Union of India v. VKC Footsteps (India) Private Ltd. (2022) 2 SCC 603 - This case noted that Article 246-A defines the source of power and field of legislation for GST, obviating the need to travel to the Seventh Schedule.
Additional Secretary to the Government of India v. Smt. Alka Subhash Gadia (1992) Supp (1) SCC 496 - This case discussed the law on preventive detention and limitations of judicial review in such cases.
Union of India v. Padam Narain Aggarwal (2008) 13 SCC 305 - This case observed that the power to arrest a person by a Custom officer is statutory and cannot be interfered with, but must be exercised on objective facts of commission of enumerated offences.
Vijay Madanlal Choudhary and Others v. Union of India and Others (2022) SCC OnLine SC 929 - This judgment held that safeguards in the PMLA for arrest are stringent and of higher standard.

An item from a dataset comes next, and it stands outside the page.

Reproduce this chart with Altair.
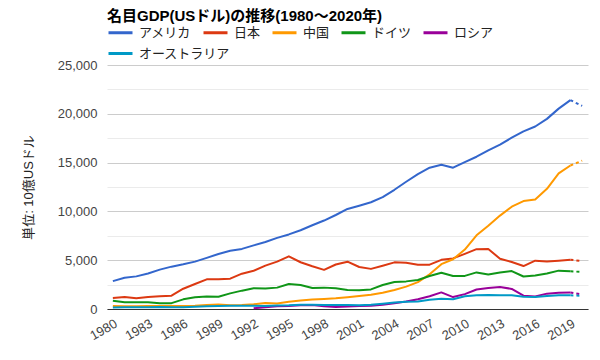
import altair as alt
import pandas as pd

years = list(range(1980, 2021))
countries = ["アメリカ", "日本", "中国", "ドイツ", "ロシア", "オーストラリア"]
colors = ["#3366cc", "#dc3912", "#ff9900", "#109618", "#990099", "#0099c6"]

usa = [2857, 3207, 3343, 3634, 4037, 4339, 4580, 4855, 5236, 5642, 5963, 6158, 6520, 6859,
       7287, 7640, 8073, 8578, 9063, 9631, 10252, 10582, 10936, 11458, 12214, 13037, 13815,
       14475, 14770, 14478, 15049, 15600, 16254, 16843, 17551, 18206, 18695, 19480, 20530,
       21400, 20810]
japan = [1130, 1230, 1100, 1230, 1300, 1370, 2080, 2560, 3040, 3040, 3110, 3620, 3920, 4440,
         4850, 5400, 4790, 4380, 4010, 4560, 4850, 4300, 4110, 4440, 4780, 4750, 4540, 4540,
         5040, 5180, 5650, 6130, 6150, 5150, 4810, 4400, 4950, 4870, 4950, 5050, 4910]
china = [300, 290, 285, 305, 315, 310, 300, 325, 405, 455, 395, 415, 495, 620, 565, 735, 865,
         965, 1030, 1095, 1210, 1340, 1470, 1660, 1955, 2290, 2750, 3550, 4590, 5100, 6090,
         7550, 8530, 9570, 10480, 11060, 11230, 12310, 13890, 14700, 15200]
germany = [850, 700, 690, 690, 600, 600, 990, 1200, 1270, 1250, 1600, 1880, 2120, 2090, 2190,
           2560, 2460, 2160, 2190, 2120, 1950, 1920, 2010, 2460, 2770, 2830, 2970, 3380, 3720,
           3390, 3390, 3750, 3540, 3750, 3890, 3330, 3440, 3640, 3930, 3860, 3800]
russia = [None] * 12 + [85, 184, 277, 313, 392, 405, 271, 196, 260, 307, 345, 430, 591, 764,
                        990, 1300, 1700, 1223, 1525, 2000, 2150, 2250, 2059, 1363, 1277, 1574,
                        1657, 1700, 1470]
australia = [165, 190, 185, 180, 196, 172, 183, 222, 287, 311, 323, 326, 325, 311, 366, 377,
             425, 432, 398, 415, 400, 379, 424, 541, 656, 731, 778, 947, 1055, 1001, 1300,
             1420, 1440, 1420, 1400, 1250, 1230, 1330, 1420, 1400, 1360]

x_ticks = list(range(1980, 2020, 3))
y_ticks = list(range(0, 25001, 2500))

series = [usa, japan, china, germany, russia, australia]
rows = []
for name, vals in zip(countries, series):
    for y, v in zip(years, vals):
        if v is not None:
            rows.append({"year": y, "gdp": v, "country": name})
df = pd.DataFrame(rows)
solid_df = df[df["year"] <= 2019]
dot_df = df[df["year"] >= 2019]

FONT = "Liberation Sans, Noto Sans CJK JP, sans-serif"

x_enc = alt.X(
    "year:Q",
    scale=alt.Scale(domain=[1979.5, 2020.5], nice=False, zero=False),
    axis=alt.Axis(
        values=x_ticks, format="d", labelAngle=-30, labelAlign="right",
        labelBaseline="top", ticks=False, grid=False, domainColor="#333333",
        domainWidth=1, labelPadding=8, labelFontSize=13, labelColor="#444444",
        labelFlush=False, labelOverlap=False, title=None,
    ),
)
y_enc = alt.Y(
    "gdp:Q",
    scale=alt.Scale(domain=[0, 25000], nice=False),
    axis=alt.Axis(
        values=y_ticks, format=",d",
        labelExpr="datum.value % 5000 === 0 ? datum.label : ''",
        gridColor={"condition": {"test": "datum.value % 5000 === 0", "value": "#cccccc"},
                   "value": "#ebebeb"},
        domain=False, ticks=False, labelPadding=10, labelFontSize=13,
        labelColor="#444444", title="単位: 10億USドル", titleX=-79, titleY=122,
        titleAngle=-90, titleAlign="center", titleBaseline="middle",
        titleFontSize=13, titleFontWeight="normal", titleColor="#222222",
    ),
)
color_scale = alt.Scale(domain=countries, range=colors)


def make_legend(values, legend_y):
    return alt.Legend(
        orient="none", legendX=0, legendY=legend_y, direction="horizontal",
        values=values, symbolType="stroke", symbolSize=576, symbolStrokeWidth=3,
        labelFontSize=13, labelColor="#222222", columnPadding=5,
        labelOffset=5, title=None, labelFont=FONT,
    )


solid = alt.Chart(solid_df).mark_line(strokeWidth=2, strokeJoin="round").encode(
    x=x_enc, y=y_enc,
    color=alt.Color("country:N", scale=color_scale, sort=countries,
                    legend=make_legend(countries[:5], -46)),
)
dotted = alt.Chart(dot_df).mark_line(strokeWidth=2, strokeDash=[3, 3]).encode(
    x=x_enc, y=y_enc,
    color=alt.Color("country:N", scale=color_scale, sort=countries,
                    legend=make_legend(countries[5:], -25)),
)

chart = alt.layer(solid, dotted).resolve_scale(color="independent").properties(
    width=481, height=244,
    autosize=alt.AutoSizeParams(type="none"),
    padding={"left": 99, "top": 57, "right": 4, "bottom": 43},
    title=alt.TitleParams(
        "名目GDP(USドル)の推移(1980〜2020年)", anchor="start", frame="group",
        fontSize=15, fontWeight="bold", color="#000000", font=FONT, offset=0, dy=5,
    ),
).configure(font=FONT, background="white").configure_view(stroke=None)

chart.save("out.html", embed_options={"renderer": "svg", "actions": False})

Gurbaksh Singh Sibbia and Others v. State of Punjab (1980) 2 SCC 565 - This judgment held that applications for anticipatory bail should be considered even without an FIR if there is reasonable apprehension of arrest.
Sushila Aggarwal and others v. State (NCT of Delhi) and Another (2020) 5 SCC 1 - This Constitution Bench judgment confirmed principles regarding anticipatory bail.
Poolpandi and Others v. Superintendent, Central Excise and Others (1992) 3 SCC 259 and Dukhishyam Benupani v. Arun Kumar Bajoria (1998) 1 SCC 52 - These cases established that the prohibitive sweep of Article 20(3) of the Constitution does not extend to the stage of interrogation.
Nandini Satpati v. P.L. Dani and Another (1978) 2 SCC 424 - This case discussed the meaning of "compelled testimony" in the context of Article 20(3).
R.S. Joshi, Sales Tax Officer v. Ajit Mills Limited (1977) 4 SCC 98 - This Constitution Bench judgment held that all powers necessary for levy and collection of tax and for seeing that tax is not evaded are comprised within legislative ambit as ancillary or incidental.
Adri Dharan Das v. State of W.B. (2005) 4 SCC 303 - This case explained that arrest is part of the process of investigation intended to secure several purposes, including questioning the accused, preventing tampering with evidence, and maintaining law and order.